What you should do -> Using the material below, repeat exactly the lines from the one with "Rebuild this chart" through the one with "var dayErr = 1;", ends included, without any images.

Information supplied ->

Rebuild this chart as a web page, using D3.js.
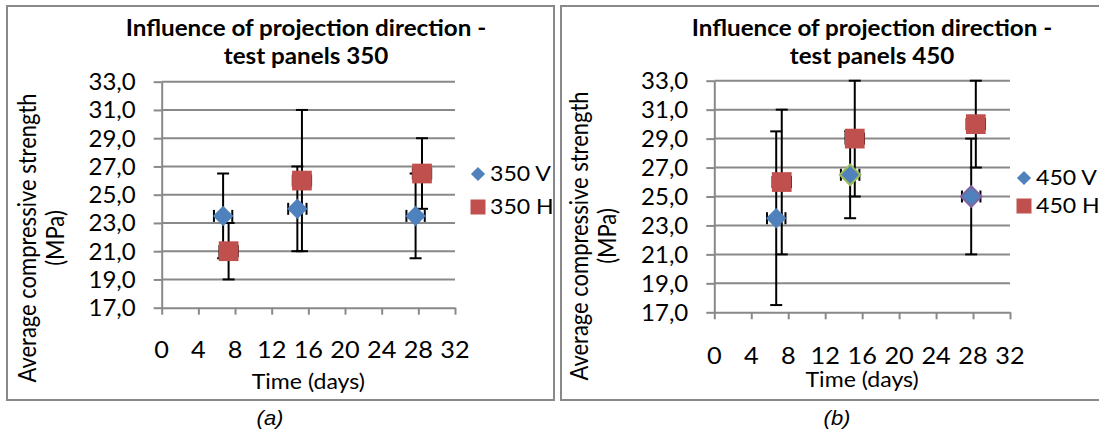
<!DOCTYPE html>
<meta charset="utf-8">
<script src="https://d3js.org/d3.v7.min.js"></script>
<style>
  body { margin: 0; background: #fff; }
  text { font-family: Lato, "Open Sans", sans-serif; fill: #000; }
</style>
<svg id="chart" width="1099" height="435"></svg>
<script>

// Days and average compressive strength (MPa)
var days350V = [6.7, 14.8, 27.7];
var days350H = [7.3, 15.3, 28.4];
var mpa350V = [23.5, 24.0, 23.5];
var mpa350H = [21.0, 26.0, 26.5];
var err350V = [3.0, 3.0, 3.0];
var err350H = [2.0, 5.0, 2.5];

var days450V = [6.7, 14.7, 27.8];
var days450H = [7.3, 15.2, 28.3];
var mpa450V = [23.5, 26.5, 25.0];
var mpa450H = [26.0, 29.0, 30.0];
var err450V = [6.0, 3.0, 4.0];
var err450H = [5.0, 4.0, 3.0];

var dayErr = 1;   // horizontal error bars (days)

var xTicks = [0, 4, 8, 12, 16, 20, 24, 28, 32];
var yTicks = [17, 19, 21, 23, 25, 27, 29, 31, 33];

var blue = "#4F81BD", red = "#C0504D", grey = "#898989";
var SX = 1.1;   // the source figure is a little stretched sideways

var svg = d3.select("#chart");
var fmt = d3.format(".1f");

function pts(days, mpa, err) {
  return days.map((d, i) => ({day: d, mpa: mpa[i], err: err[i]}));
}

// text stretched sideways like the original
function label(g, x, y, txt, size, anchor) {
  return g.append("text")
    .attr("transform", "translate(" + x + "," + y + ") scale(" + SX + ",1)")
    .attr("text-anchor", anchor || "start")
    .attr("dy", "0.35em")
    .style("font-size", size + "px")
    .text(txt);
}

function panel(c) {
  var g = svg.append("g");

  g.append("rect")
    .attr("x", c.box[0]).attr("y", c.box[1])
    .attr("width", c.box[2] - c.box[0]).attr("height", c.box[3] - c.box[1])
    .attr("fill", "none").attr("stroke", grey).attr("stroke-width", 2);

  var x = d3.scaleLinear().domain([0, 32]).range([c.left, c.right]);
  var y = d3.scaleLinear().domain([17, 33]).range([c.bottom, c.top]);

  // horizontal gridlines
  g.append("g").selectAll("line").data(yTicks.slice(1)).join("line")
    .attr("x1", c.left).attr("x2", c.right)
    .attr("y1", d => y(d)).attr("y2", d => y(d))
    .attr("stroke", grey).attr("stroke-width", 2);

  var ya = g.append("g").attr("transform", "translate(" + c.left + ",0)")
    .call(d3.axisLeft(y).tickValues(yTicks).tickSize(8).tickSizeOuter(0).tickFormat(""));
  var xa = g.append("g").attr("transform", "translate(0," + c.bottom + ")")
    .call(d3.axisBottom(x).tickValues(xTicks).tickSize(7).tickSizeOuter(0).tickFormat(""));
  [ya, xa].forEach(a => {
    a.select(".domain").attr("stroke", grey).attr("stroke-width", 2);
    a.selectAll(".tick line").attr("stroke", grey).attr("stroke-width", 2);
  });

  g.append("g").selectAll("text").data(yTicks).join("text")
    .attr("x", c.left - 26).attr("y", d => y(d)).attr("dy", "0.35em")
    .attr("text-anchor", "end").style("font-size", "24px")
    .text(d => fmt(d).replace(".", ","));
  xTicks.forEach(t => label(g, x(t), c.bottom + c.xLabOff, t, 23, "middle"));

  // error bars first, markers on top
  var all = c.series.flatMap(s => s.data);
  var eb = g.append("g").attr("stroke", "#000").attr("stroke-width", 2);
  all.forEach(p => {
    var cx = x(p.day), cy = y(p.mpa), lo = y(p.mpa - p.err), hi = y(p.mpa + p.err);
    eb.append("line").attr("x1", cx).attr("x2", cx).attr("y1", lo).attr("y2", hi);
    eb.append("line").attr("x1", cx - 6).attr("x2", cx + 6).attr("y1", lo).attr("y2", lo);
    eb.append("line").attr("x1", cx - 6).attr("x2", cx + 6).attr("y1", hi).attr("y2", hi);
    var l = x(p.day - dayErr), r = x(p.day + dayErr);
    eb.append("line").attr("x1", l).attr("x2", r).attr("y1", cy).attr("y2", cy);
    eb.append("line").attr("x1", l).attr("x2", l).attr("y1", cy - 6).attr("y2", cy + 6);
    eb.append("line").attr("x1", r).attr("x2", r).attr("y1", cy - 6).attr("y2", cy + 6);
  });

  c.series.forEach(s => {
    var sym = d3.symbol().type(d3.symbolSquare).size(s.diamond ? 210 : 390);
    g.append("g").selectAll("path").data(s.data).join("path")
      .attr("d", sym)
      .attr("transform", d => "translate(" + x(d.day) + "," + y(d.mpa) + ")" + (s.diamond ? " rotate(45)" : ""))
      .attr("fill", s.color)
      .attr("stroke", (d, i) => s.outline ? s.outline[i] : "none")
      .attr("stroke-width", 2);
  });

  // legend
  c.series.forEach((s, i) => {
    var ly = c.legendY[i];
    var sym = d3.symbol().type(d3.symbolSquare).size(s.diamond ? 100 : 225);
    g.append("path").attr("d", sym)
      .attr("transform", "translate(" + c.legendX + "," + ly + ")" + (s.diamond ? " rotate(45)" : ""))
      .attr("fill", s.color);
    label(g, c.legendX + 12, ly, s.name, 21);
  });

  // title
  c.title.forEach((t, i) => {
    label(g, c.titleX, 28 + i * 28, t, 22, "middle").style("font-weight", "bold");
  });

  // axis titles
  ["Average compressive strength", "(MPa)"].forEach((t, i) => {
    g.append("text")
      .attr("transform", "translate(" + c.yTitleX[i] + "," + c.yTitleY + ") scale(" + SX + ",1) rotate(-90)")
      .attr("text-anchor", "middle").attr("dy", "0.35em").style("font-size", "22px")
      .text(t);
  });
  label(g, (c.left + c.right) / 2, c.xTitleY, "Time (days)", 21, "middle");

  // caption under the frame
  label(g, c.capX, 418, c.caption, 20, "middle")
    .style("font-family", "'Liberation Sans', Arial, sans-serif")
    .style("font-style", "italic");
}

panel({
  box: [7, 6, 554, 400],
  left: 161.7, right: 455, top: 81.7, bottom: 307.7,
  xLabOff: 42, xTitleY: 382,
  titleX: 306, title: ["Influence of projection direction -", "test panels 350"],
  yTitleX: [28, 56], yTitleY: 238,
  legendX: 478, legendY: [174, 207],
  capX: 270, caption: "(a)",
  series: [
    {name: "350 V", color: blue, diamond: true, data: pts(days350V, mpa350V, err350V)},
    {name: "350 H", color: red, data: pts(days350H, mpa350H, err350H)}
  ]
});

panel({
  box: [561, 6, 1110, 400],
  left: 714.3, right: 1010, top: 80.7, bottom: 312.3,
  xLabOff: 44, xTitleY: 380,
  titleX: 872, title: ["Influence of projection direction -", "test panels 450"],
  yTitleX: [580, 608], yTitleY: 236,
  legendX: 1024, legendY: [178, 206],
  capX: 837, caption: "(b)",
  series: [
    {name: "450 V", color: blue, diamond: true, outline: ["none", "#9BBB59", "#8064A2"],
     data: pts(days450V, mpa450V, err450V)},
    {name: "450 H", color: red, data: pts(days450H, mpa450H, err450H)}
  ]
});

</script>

==

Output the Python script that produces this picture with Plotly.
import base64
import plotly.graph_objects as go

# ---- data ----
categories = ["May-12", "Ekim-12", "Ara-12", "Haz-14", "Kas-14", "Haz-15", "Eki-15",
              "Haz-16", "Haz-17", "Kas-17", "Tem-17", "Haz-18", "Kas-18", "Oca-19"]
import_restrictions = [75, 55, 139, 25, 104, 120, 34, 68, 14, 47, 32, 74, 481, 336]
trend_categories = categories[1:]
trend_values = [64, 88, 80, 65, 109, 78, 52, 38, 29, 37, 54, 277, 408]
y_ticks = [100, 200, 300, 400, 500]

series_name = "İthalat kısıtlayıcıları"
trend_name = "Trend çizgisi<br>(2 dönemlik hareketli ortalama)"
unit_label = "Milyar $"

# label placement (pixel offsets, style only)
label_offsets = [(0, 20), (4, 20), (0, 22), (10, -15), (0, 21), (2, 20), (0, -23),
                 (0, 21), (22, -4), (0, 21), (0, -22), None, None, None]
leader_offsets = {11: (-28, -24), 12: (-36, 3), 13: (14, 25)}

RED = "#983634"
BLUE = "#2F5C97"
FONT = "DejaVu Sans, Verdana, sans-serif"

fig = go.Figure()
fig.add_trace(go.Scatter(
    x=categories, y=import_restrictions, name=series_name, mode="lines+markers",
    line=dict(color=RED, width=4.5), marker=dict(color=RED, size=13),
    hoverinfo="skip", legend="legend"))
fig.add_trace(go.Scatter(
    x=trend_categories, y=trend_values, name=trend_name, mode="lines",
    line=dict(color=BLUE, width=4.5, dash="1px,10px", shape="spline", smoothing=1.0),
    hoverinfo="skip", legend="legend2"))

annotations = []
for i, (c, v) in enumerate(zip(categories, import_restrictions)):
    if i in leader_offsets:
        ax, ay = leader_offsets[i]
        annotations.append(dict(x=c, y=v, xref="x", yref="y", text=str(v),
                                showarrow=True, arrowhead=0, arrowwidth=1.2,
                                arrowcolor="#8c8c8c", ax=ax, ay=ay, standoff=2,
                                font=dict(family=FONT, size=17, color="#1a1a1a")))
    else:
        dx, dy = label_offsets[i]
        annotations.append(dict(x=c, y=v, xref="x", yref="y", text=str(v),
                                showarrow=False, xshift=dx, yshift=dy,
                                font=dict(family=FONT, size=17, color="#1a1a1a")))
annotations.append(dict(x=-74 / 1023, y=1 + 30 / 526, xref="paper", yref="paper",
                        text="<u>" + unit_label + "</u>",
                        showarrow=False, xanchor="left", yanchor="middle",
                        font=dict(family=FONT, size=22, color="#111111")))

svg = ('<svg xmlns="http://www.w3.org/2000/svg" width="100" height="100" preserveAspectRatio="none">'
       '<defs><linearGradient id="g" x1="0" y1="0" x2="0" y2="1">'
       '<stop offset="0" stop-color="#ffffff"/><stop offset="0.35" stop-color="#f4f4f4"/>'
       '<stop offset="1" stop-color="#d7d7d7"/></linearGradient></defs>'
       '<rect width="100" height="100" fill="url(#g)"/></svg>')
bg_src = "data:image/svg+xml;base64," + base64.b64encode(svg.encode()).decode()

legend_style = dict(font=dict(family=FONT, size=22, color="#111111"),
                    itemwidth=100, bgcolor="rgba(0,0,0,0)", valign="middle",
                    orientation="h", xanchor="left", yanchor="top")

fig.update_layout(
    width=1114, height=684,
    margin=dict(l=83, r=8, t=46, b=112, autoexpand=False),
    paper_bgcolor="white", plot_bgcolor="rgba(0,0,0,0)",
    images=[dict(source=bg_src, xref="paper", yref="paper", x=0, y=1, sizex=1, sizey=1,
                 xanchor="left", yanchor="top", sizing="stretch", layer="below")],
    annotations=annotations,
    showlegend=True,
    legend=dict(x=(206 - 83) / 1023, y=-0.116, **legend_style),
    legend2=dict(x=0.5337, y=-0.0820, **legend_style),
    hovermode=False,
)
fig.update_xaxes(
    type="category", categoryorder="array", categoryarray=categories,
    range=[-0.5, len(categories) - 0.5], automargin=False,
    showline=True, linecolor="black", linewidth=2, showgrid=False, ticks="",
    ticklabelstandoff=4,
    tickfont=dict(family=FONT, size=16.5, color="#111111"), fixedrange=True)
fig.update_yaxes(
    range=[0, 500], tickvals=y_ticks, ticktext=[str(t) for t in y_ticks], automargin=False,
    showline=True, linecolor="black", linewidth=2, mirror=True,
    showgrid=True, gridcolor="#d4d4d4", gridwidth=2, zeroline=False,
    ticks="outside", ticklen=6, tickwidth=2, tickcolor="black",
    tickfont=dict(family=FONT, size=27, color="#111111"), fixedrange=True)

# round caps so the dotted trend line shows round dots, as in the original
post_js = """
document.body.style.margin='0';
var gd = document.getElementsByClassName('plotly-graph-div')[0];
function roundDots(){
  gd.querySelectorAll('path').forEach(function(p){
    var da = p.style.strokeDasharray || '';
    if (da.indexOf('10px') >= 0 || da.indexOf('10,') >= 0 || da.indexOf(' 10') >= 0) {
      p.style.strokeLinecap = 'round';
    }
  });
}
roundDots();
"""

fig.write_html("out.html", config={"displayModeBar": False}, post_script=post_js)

Output of the exercise ->
Rebuild this chart as a web page, using D3.js.
<!DOCTYPE html>
<meta charset="utf-8">
<script src="https://d3js.org/d3.v7.min.js"></script>
<style>
  body { margin: 0; background: #fff; }
  text { font-family: Lato, "Open Sans", sans-serif; fill: #000; }
</style>
<svg id="chart" width="1099" height="435"></svg>
<script>

// Days and average compressive strength (MPa)
var days350V = [6.7, 14.8, 27.7];
var days350H = [7.3, 15.3, 28.4];
var mpa350V = [23.5, 24.0, 23.5];
var mpa350H = [21.0, 26.0, 26.5];
var err350V = [3.0, 3.0, 3.0];
var err350H = [2.0, 5.0, 2.5];

var days450V = [6.7, 14.7, 27.8];
var days450H = [7.3, 15.2, 28.3];
var mpa450V = [23.5, 26.5, 25.0];
var mpa450H = [26.0, 29.0, 30.0];
var err450V = [6.0, 3.0, 4.0];
var err450H = [5.0, 4.0, 3.0];

var dayErr = 1;   // horizontal error bars (days)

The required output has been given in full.